The cast from left to right: Blue, Lime, Black, Orange, Cyan, Red, Purple, White, Brown, Green, and Yellow

The show was announced in June 2023, with CBS Eye Animation Productions and Titmouse, Inc. producing. Owen Dennis, creator of the series Infinity Train, was also confirmed to be involved as director. The series' first teaser was revealed at Summer Game Fest in 2024 following the announcement of Innersloth. That October, Dennis stated that the series was "all finished and wrapped in a bow".

In March 2024, it was announced that Randall Park, Ashley Johnson, Yvette Nicole Brown, Elijah Wood, Dan Stevens, Liv Hewson and Kimiko Glenn would provide their voices for the series.

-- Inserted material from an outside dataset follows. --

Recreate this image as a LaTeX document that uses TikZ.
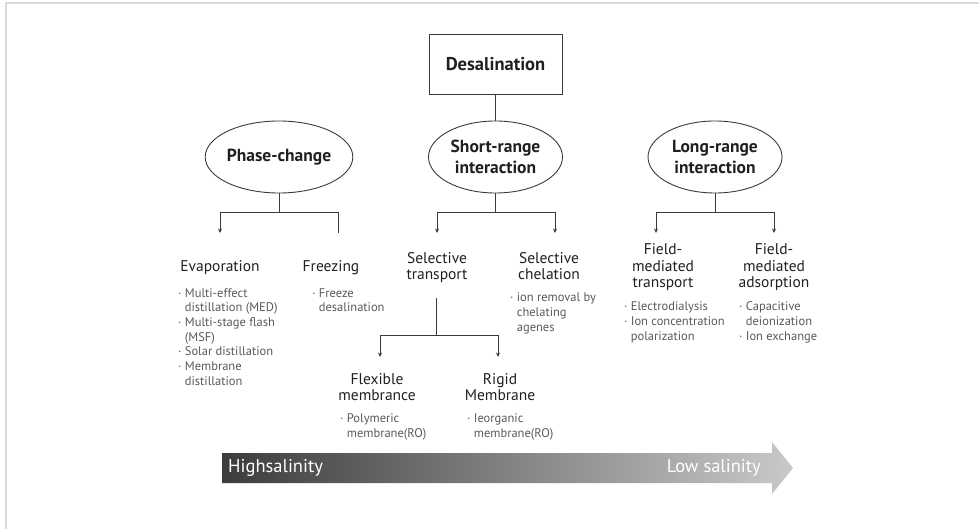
\documentclass[tikz,border=0pt]{standalone}
\usepackage{fontspec}
\setmainfont{PT Sans}
\usetikzlibrary{shapes.geometric,arrows.meta}
\definecolor{ink}{HTML}{231F20}
\definecolor{desc}{HTML}{58595B}
\definecolor{linec}{HTML}{3A3A3A}
\definecolor{framec}{HTML}{DADADA}
\definecolor{gradL}{HTML}{3C3C3E}
\definecolor{gradR}{HTML}{C8C9CB}
\begin{document}
\begin{tikzpicture}[x=1pt,y=-1pt,
 conn/.style={draw=linec, line width=0.9pt},
 arr/.style={conn,-{Stealth[length=4.5pt,width=4pt]}},
 boxnode/.style={draw=linec,line width=0.9pt,minimum width=133pt,minimum height=60pt,inner sep=0pt,font=\bfseries\fontsize{18.5}{20}\selectfont,text=ink},
 ell/.style={ellipse,draw=linec,line width=0.9pt,minimum width=134pt,minimum height=72pt,inner sep=0pt,align=center,font=\bfseries\fontsize{17.5}{21}\selectfont,text=ink},
 head/.style={align=center,inner sep=0pt,font=\fontsize{15.5}{16.5}\selectfont,text=ink,anchor=base},
 dsc/.style={align=left,inner sep=0pt,font=\fontsize{12.5}{14.7}\selectfont,text=desc,anchor=base west},
]
\useasboundingbox (0,0) rectangle (979,529);
\draw[framec, line width=2pt] (979,3) -- (6,3) -- (6,529);

% top
\node[boxnode] (desal) at (495.5,64) {Desalination};
\node[ell] (phase) at (279,157) {Phase-change};
\node[ell] (short) at (495.5,157) {Short-range\\interaction};
\node[ell] (long) at (715,157) {Long-range\\interaction};
\draw[conn] (desal.south) -- (short.north);

% phase-change tree
\coordinate (pbm) at (279,212);
\coordinate (pbl) at (220,212);
\coordinate (pbr) at (338,212);
\coordinate (evin) at (220,233);
\coordinate (frin) at (338,233);
\draw[conn] (phase.south) -- (pbm);
\draw[conn] (pbl) -- (pbr);
\draw[arr] (pbl) -- (evin);
\draw[conn] (pbr) -- (frin);

% short-range tree
\coordinate (sbm) at (495.5,212);
\coordinate (sbl) at (437,212);
\coordinate (sbr) at (555,212);
\coordinate (stin) at (437,233);
\coordinate (scin) at (555,233);
\draw[conn] (short.south) -- (sbm);
\draw[conn] (sbl) -- (sbr);
\draw[arr] (sbl) -- (stin);
\draw[arr] (sbr) -- (scin);

% long-range tree
\coordinate (lbm) at (715,212);
\coordinate (lbl) at (656,212);
\coordinate (lbr) at (774,212);
\coordinate (ftin) at (656,233);
\coordinate (fain) at (774,233);
\draw[conn] (long.south) -- (lbm);
\draw[conn] (lbl) -- (lbr);
\draw[arr] (lbl) -- (ftin);
\draw[arr] (lbr) -- (fain);

% headings (base = baseline of last line)
\node[head] (evap) at (220,271.7) {Evaporation};
\node[head] (freez) at (331,271.7) {Freezing};
\node[head] (seltr) at (437,279.5) {Selective\\transport};
\node[head] (selch) at (549,279.5) {Selective\\chelation};
\node[head] (fmt) at (663,287.7) {Field-\\mediated\\transport};
\node[head] (fma) at (774,287.7) {Field-\\mediated\\adsorption};
\node[head] (flex) at (377,400.7) {Flexible\\membrance};
\node[head] (rigid) at (500,400.7) {Rigid\\Membrane};

% selective transport subtree
\coordinate (tt) at (436,298);
\coordinate (tbm) at (436,335);
\coordinate (tbl) at (380,335);
\coordinate (tbr) at (498,335);
\coordinate (flin) at (380,357);
\coordinate (rgin) at (498,357);
\draw[conn] (tt) -- (tbm);
\draw[conn] (tbl) -- (tbr);
\draw[arr] (tbl) -- (flin);
\draw[arr] (tbr) -- (rgin);

% descriptions (base = baseline of last line)
\node[dsc] (evapd) at (178,385.3) {· Multi-effect\\\phantom{· }distillation (MED)\\· Multi-stage flash\\\phantom{· }(MSF)\\· Solar distillation\\· Membrane\\\phantom{· }distillation};
\node[dsc] (freezd) at (312,311.7) {· Freeze\\\phantom{· }desalination};
\node[dsc] (selchd) at (510,331) {· ion removal by\\\phantom{· }chelating\\\phantom{· }agenes};
\node[dsc] (fmtd) at (624,340) {· Electrodialysis\\· Ion concentration\\\phantom{· }polarization};
\node[dsc] (fmad) at (739,340) {· Capacitive\\\phantom{· }deionization\\· Ion exchange};
\node[dsc] (flexd) at (340,437.5) {· Polymeric\\\phantom{· }membrane(RO)};
\node[dsc] (rigidd) at (467,437.5) {· Ieorganic\\\phantom{· }membrane(RO)};

% salinity arrow
\shade[left color=gradL, right color=gradR] (222,453) -- (772,453) -- (772,442) -- (793,468) -- (772,494) -- (772,483) -- (222,483) -- cycle;
\node[anchor=west, inner sep=0pt, text=white, font=\fontsize{18.5}{20}\selectfont] (hs) at (228,468) {Highsalinity};
\node[anchor=east, inner sep=0pt, text=white, font=\fontsize{18.5}{20}\selectfont] (ls) at (761,468) {Low salinity};
\end{tikzpicture}
\end{document}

In April, Patton Oswalt, Debra Wilson, Phil LaMarr and Wayne Knight joined the cast.

==Release==
Among Us was initially slated for release on Paramount+. However, Dennis stated in 2024 that the series did not yet have a distributor. Few updates on the series were given afterwards, leading to Among Us game developer Innersloth clarifying on their 2026 roadmap that the series was "not dead". The show was quietly released on Paramount+ on June 5, 2026, hours before its intended announcement during Summer Game Fest; the first episode was also made available for free on YouTube.

== Reception ==
Among Us has received mostly positive critical reviews, with praise given to the voice acting, humor, and animation, although some have criticized its pacing. Charles Harte of Game Informer states, "the show is fun, not obsessed with game references, and makes a far more earnest attempt at depicting drama and death than I could have guessed. Put simply, Among Us works." Belen Edwards of Mashable simply calls the series "a bizarre, welcome surprise". Isaiah Colbert of Gizmodo calls it "a delightful mix of comedy and horror".

Aimee Hart of Polygon gave a more negative review, praising the animation but criticizing the show for being uninteresting and a bad adaptation of the game. David Opie of GamesRadar+ felt that the series was not as "addictive" as the original game.